Trabajé con una actriz muy famosa, fui jefe de prensa de Televisa, viajé, mandé, gané dinero, gocé. ¿Gocé o construí un edificio del cual aventarme?

Y en este instante, que es apenas un suspiro en esa carrera acelerada por demostrar y demostrarles que era el triunfador, el conquistador, reflexiono: a quién quise demostrarle nada? A quién? Hoy me doy cuenta de algo: mis triunfos no me trajeron aquí. Mis errores, sí.

Y lo agradezco, en serio. Porque veo que nunca aprendí del aplauso, nunca del reconocimiento. En ambos casos creí que los merecía y, es más, luché por ellos. No por cómo me sentía, sino que luché por ser reconocido, aplaudido, por inseguridad.

Tan poco me sentía, que necesité de que todos dijeran que era el mejor. Tan poca cosa era ante mí mismo que me partí el lomo y la cara por conseguir que los demás dijeran que yo era el tipo de persona que todos quieren ser: el triunfador. Hice dinero. No tengo un peso.

Tuve a decenas en mi cama. Ahora estoy solo. Muchos amigos. Cómplices que hoy no sé ni dónde están. Solo, muy solo.

Y, que conste, no es queja: lo agradezco, en serio, infinitamente, hoy estoy aprendiendo a vivir conmigo, a aceptarme, a conocerme, a reconocerme y reconocerme.

Soy lo único que tengo, lo único que he tenido. Y lo único que tendré de aquí hasta el día de mi muerte.
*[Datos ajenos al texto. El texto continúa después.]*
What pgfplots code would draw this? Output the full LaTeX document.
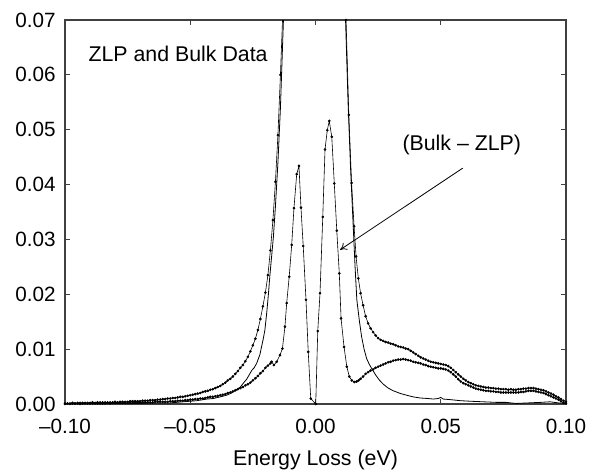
\documentclass[border=0pt]{standalone}
\usepackage{pgfplots}
\pgfplotsset{compat=1.18}
\usepackage{fontspec}
\setmainfont{Liberation Sans}
\usetikzlibrary{arrows.meta}

\pgfplotstableread{
x y
-0.100 0.0001
-0.090 0.0001
-0.080 0.0001
-0.070 0.0001
-0.065 0.0002
-0.058 0.0002
-0.053 0.0004
-0.0474 0.0006
-0.0434 0.0009
-0.0408 0.0010
-0.0380 0.0013
-0.0355 0.0016
-0.0335 0.0020
-0.0315 0.0026
-0.0300 0.0031
-0.0288 0.0038
-0.0275 0.0045
-0.0261 0.0056
-0.0255 0.0061
-0.0245 0.0066
-0.0235 0.0074
-0.0222 0.0090
-0.0208 0.0120
-0.0202 0.0135
-0.0195 0.0165
-0.0188 0.0200
-0.0182 0.0235
-0.0175 0.0270
-0.0168 0.0305
-0.0160 0.0360
-0.0150 0.0440
-0.0140 0.0540
-0.0128 0.0700
-0.0120 0.0900
0.0115 0.0900
0.0120 0.0700
0.0130 0.0550
0.0140 0.0430
0.0150 0.0330
0.0158 0.0250
0.0165 0.0190
0.0175 0.0152
0.0184 0.0123
0.0194 0.0100
0.0204 0.0083
0.0214 0.0073
0.0224 0.0065
0.0240 0.0053
0.0256 0.0043
0.0271 0.0036
0.0290 0.0029
0.0311 0.0024
0.0340 0.0019
0.0364 0.0016
0.0390 0.0013
0.0417 0.0011
0.0450 0.0010
0.0470 0.0009
0.0490 0.0010
0.0500 0.0012
0.0510 0.0009
0.0537 0.0008
0.0580 0.0006
0.0620 0.0005
0.0670 0.0004
0.0720 0.0003
0.0760 0.0003
0.0800 0.0001
0.0850 0.0002
0.0900 0.0003
0.0936 0.0004
0.0970 0.0002
0.1000 0.0002
}\zlp

\pgfplotstableread{
x y
-0.100 0.0001
-0.099 0.0001
-0.098 0.0001
-0.097 0.0002
-0.096 0.0001
-0.095 0.0002
-0.094 0.0002
-0.093 0.0002
-0.092 0.0002
-0.091 0.0002
-0.090 0.0002
-0.089 0.0003
-0.088 0.0002
-0.087 0.0003
-0.086 0.0003
-0.085 0.0003
-0.084 0.0003
-0.083 0.0003
-0.082 0.0003
-0.081 0.0003
-0.080 0.0004
-0.079 0.0003
-0.078 0.0004
-0.077 0.0004
-0.076 0.0004
-0.075 0.0004
-0.074 0.0005
-0.073 0.0005
-0.072 0.0005
-0.071 0.0005
-0.070 0.0005
-0.069 0.0006
-0.068 0.0006
-0.067 0.0006
-0.066 0.0007
-0.065 0.0007
-0.064 0.0007
-0.063 0.0008
-0.062 0.0008
-0.061 0.0009
-0.060 0.0009
-0.059 0.0010
-0.058 0.0010
-0.057 0.0011
-0.056 0.0011
-0.055 0.0012
-0.054 0.0013
-0.053 0.0013
-0.052 0.0014
-0.051 0.0015
-0.050 0.0016
-0.049 0.0017
-0.048 0.0018
-0.047 0.0019
-0.046 0.0020
-0.045 0.0022
-0.044 0.0023
-0.043 0.0024
-0.042 0.0026
-0.041 0.0027
-0.040 0.0029
-0.039 0.0031
-0.038 0.0033
-0.037 0.0036
-0.036 0.0039
-0.035 0.0043
-0.034 0.0046
-0.033 0.0050
-0.032 0.0055
-0.031 0.0060
-0.030 0.0066
-0.029 0.0071
-0.028 0.0078
-0.027 0.0086
-0.026 0.0096
-0.025 0.0107
-0.024 0.0119
-0.023 0.0135
-0.022 0.0155
-0.021 0.0178
-0.020 0.0203
-0.019 0.0235
-0.018 0.0280
-0.017 0.0335
-0.016 0.0405
-0.015 0.0490
-0.014 0.0600
-0.013 0.0720
-0.012 0.0900
0.0115 0.0900
0.0122 0.0700
0.0133 0.0527
0.0144 0.0403
0.0154 0.0324
0.0162 0.0269
0.0171 0.0229
0.018 0.0202
0.019 0.0180
0.020 0.0160
0.021 0.0147
0.022 0.0138
0.023 0.0131
0.024 0.0125
0.025 0.0120
0.026 0.0117
0.027 0.0115
0.028 0.0113
0.029 0.0112
0.030 0.0110
0.031 0.0109
0.032 0.0107
0.033 0.0105
0.034 0.0104
0.035 0.0103
0.036 0.0101
0.037 0.0100
0.038 0.0097
0.039 0.0094
0.040 0.0091
0.041 0.0088
0.042 0.0085
0.043 0.0083
0.044 0.0081
0.045 0.0079
0.046 0.0077
0.047 0.0076
0.048 0.0075
0.049 0.0074
0.050 0.0073
0.051 0.0072
0.052 0.0071
0.053 0.0069
0.054 0.0066
0.055 0.0062
0.056 0.0058
0.057 0.0054
0.058 0.0050
0.059 0.0046
0.060 0.0043
0.061 0.0040
0.062 0.0038
0.063 0.0036
0.064 0.0034
0.065 0.0033
0.066 0.0032
0.067 0.0031
0.068 0.0030
0.069 0.0030
0.070 0.0029
0.071 0.0029
0.072 0.0028
0.073 0.0028
0.074 0.0027
0.075 0.0027
0.076 0.0027
0.077 0.0026
0.078 0.0027
0.079 0.0026
0.080 0.0026
0.081 0.0027
0.082 0.0027
0.083 0.0028
0.084 0.0028
0.085 0.0029
0.086 0.0029
0.087 0.0029
0.088 0.0028
0.089 0.0027
0.090 0.0026
0.091 0.0025
0.092 0.0023
0.093 0.0021
0.094 0.0019
0.095 0.0017
0.096 0.0014
0.097 0.0012
0.098 0.0009
0.099 0.0006
0.100 0.0004
}\bulk

\pgfplotstableread{
x y
-0.100 0.0000
-0.099 0.0001
-0.098 0.0000
-0.097 0.0001
-0.096 0.0001
-0.095 0.0001
-0.094 0.0000
-0.093 0.0001
-0.092 0.0001
-0.091 0.0001
-0.090 0.0001
-0.089 0.0001
-0.088 0.0001
-0.087 0.0001
-0.086 0.0001
-0.085 0.0001
-0.084 0.0001
-0.083 0.0002
-0.082 0.0001
-0.081 0.0002
-0.080 0.0002
-0.079 0.0002
-0.078 0.0002
-0.077 0.0002
-0.076 0.0002
-0.075 0.0002
-0.074 0.0002
-0.073 0.0002
-0.072 0.0003
-0.071 0.0003
-0.070 0.0003
-0.069 0.0003
-0.068 0.0003
-0.067 0.0003
-0.066 0.0003
-0.065 0.0003
-0.064 0.0004
-0.063 0.0004
-0.062 0.0004
-0.061 0.0004
-0.060 0.0004
-0.059 0.0004
-0.058 0.0005
-0.057 0.0005
-0.056 0.0005
-0.055 0.0006
-0.054 0.0006
-0.053 0.0006
-0.052 0.0007
-0.051 0.0007
-0.050 0.0008
-0.049 0.0008
-0.048 0.0009
-0.047 0.0009
-0.046 0.0010
-0.045 0.0010
-0.044 0.0011
-0.043 0.0012
-0.042 0.0013
-0.041 0.0013
-0.040 0.0014
-0.039 0.0015
-0.038 0.0016
-0.037 0.0017
-0.036 0.0018
-0.035 0.0020
-0.034 0.0021
-0.033 0.0023
-0.032 0.0025
-0.031 0.0027
-0.030 0.0029
-0.029 0.0031
-0.028 0.0034
-0.027 0.0036
-0.026 0.0039
-0.025 0.0043
-0.024 0.0047
-0.023 0.0051
-0.022 0.0056
-0.021 0.0060
-0.020 0.0066
-0.019 0.0070
-0.018 0.0074
-0.0175 0.0077
-0.0166 0.0071
-0.0155 0.0077
-0.0142 0.0089
-0.0132 0.0101
-0.0122 0.0141
-0.0115 0.0184
-0.0105 0.0232
-0.0095 0.0290
-0.0086 0.0357
-0.0075 0.0419
-0.0066 0.0434
-0.0058 0.0358
-0.0049 0.0288
-0.0038 0.0190
-0.0029 0.0095
-0.0019 0.0010
0.0001 0.0000
0.0009 0.0133
0.0018 0.0202
0.0029 0.0341
0.0038 0.0464
0.0047 0.0499
0.0055 0.0516
0.0065 0.0487
0.0075 0.0402
0.0085 0.0316
0.0095 0.0238
0.0102 0.0156
0.0114 0.0104
0.0125 0.0068
0.0135 0.0050
0.0145 0.0043
0.0155 0.0040
0.0164 0.0041
0.0172 0.0043
0.0180 0.0046
0.019 0.0050
0.020 0.0055
0.021 0.0058
0.022 0.0061
0.023 0.0063
0.024 0.0066
0.025 0.0068
0.026 0.0070
0.027 0.0072
0.028 0.0074
0.029 0.0076
0.030 0.0077
0.031 0.0079
0.032 0.0080
0.033 0.0081
0.034 0.0081
0.035 0.0082
0.036 0.0081
0.037 0.0080
0.038 0.0079
0.039 0.0077
0.040 0.0076
0.041 0.0075
0.042 0.0074
0.043 0.0072
0.044 0.0071
0.045 0.0069
0.046 0.0068
0.047 0.0067
0.048 0.0066
0.049 0.0065
0.050 0.0065
0.051 0.0064
0.052 0.0063
0.053 0.0061
0.054 0.0058
0.055 0.0054
0.056 0.0050
0.057 0.0045
0.058 0.0041
0.059 0.0038
0.060 0.0036
0.061 0.0034
0.062 0.0032
0.063 0.0030
0.064 0.0028
0.065 0.0027
0.066 0.0026
0.067 0.0025
0.068 0.0024
0.069 0.0024
0.070 0.0023
0.071 0.0023
0.072 0.0022
0.073 0.0022
0.074 0.0021
0.075 0.0021
0.076 0.0021
0.077 0.0021
0.078 0.0021
0.079 0.0021
0.080 0.0021
0.081 0.0021
0.082 0.0022
0.083 0.0022
0.084 0.0023
0.085 0.0024
0.086 0.0024
0.087 0.0024
0.088 0.0023
0.089 0.0022
0.090 0.0021
0.091 0.0020
0.092 0.0018
0.093 0.0016
0.094 0.0014
0.095 0.0012
0.096 0.0010
0.097 0.0008
0.098 0.0005
0.099 0.0002
0.100 0.0001
}\diff

\begin{document}
\begin{tikzpicture}
\begin{axis}[
  scale only axis,
  width=375.75pt, height=288pt,
  xmin=-0.1, xmax=0.1, ymin=0, ymax=0.07,
  xtick={-0.1,-0.05,0,0.05,0.1},
  xticklabels={\textendash0.10,\textendash0.05,0.00,0.05,0.10},
  ytick={0,0.01,0.02,0.03,0.04,0.05,0.06,0.07},
  yticklabels={0.00,0.01,0.02,0.03,0.04,0.05,0.06,0.07},
  scaled x ticks=false, scaled y ticks=false,
  minor tick num=0,
  tick align=inside,
  major tick length=4pt,
  axis line style={black!75, line width=0.9pt},
  every tick/.style={black!75, line width=0.8pt},
  ticklabel style={font=\fontsize{15.5}{18}\selectfont},
  xticklabel style={yshift=-7.5pt},
  yticklabel style={xshift=-3.5pt},
  xlabel={Energy Loss (eV)},
  xlabel style={font=\fontsize{16}{19}\selectfont, at={(axis description cs:0.5,0)}, anchor=north, yshift=-31pt},
]
\addplot[black, line width=0.6pt, no markers] table {\zlp};
\addplot[black, line width=0.45pt, mark=*, mark size=0.75pt] table {\bulk};
\addplot[black, line width=0.45pt, mark=*, mark size=0.75pt] table {\diff};
\node[anchor=west, inner sep=0, font=\fontsize{16}{19}\selectfont] at (axis cs:-0.0907,0.0639) {ZLP and Bulk Data};
\node[inner sep=0, font=\fontsize{16}{19}\selectfont] at (axis cs:0.0584,0.0472) {(Bulk \textendash{} ZLP)};
\draw[-{To[length=5pt,width=6pt]}, line width=0.6pt] (axis cs:0.0588,0.0430) -- (axis cs:0.0098,0.0281);
\end{axis}
\pgfresetboundingbox
\path (current axis.south west) ++(-48.75pt,-53.25pt) rectangle ++(447pt,356.25pt);
\end{tikzpicture}
\end{document}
Y me alegro, en serio, de haberme quedado tan solo, y tan sólo quiero agradecerme, agradecerle a la vida que me haya permitido hacer una pausa, detenerme a pensar que no debo idealizar el mundo: el mundo es lo que es, y cada quien es lo que ha querido ser. Ni buenos ni malos. Ni blancos ni negros.

Tampoco grises, en el sentido de la mediocridad. Cada quien en su color y en su tono.

Ya no espero de la vida algo, ya no espero de los demás que sean lo que yo quisiera que fueran. Ya no quiero tener alguien a mi lado, porque no encuentro el amor en la esclavitud de las personas.

Hoy gozo a mi hija y quiero darle lo único que puedo darle: libertad de ser, de escoger, de decidir. Y apenas quiero que goce de espacios para encontrarse, para asumirse, para aceptarse, lo que sea, la amaré como a nadie. Quiero que alcance sus metas, que no compita, que ame, que viva, que llore, que caiga, que se levante. No espero de ella más nada que ame lo que haga, que goce lo que tenga, que nunca deje de soñar.

Hoy, una pausa para estar en el suelo, para levantar la mirada y ver el sol de lleno en mi sonrisa, en mis ganas de salir corriendo de este tropiezo.

Hoy cumplo dos años y un mes de no consumir drogas y, créanme, apenas empiezo a ver la luz.

 

Y creo que si sigues esta historia, te darás cuenta que si pude salir, tú también puedes. Dejar una adicción te hace libre, elimina los grilletes mentales que has querido imponerte.

Hacerte responsable de tus adicciones te hace entender que no hay culpas ni culpables, sino que tienes en tus manos y nada más que en tus manos la hermosa posibilidad de ser libre.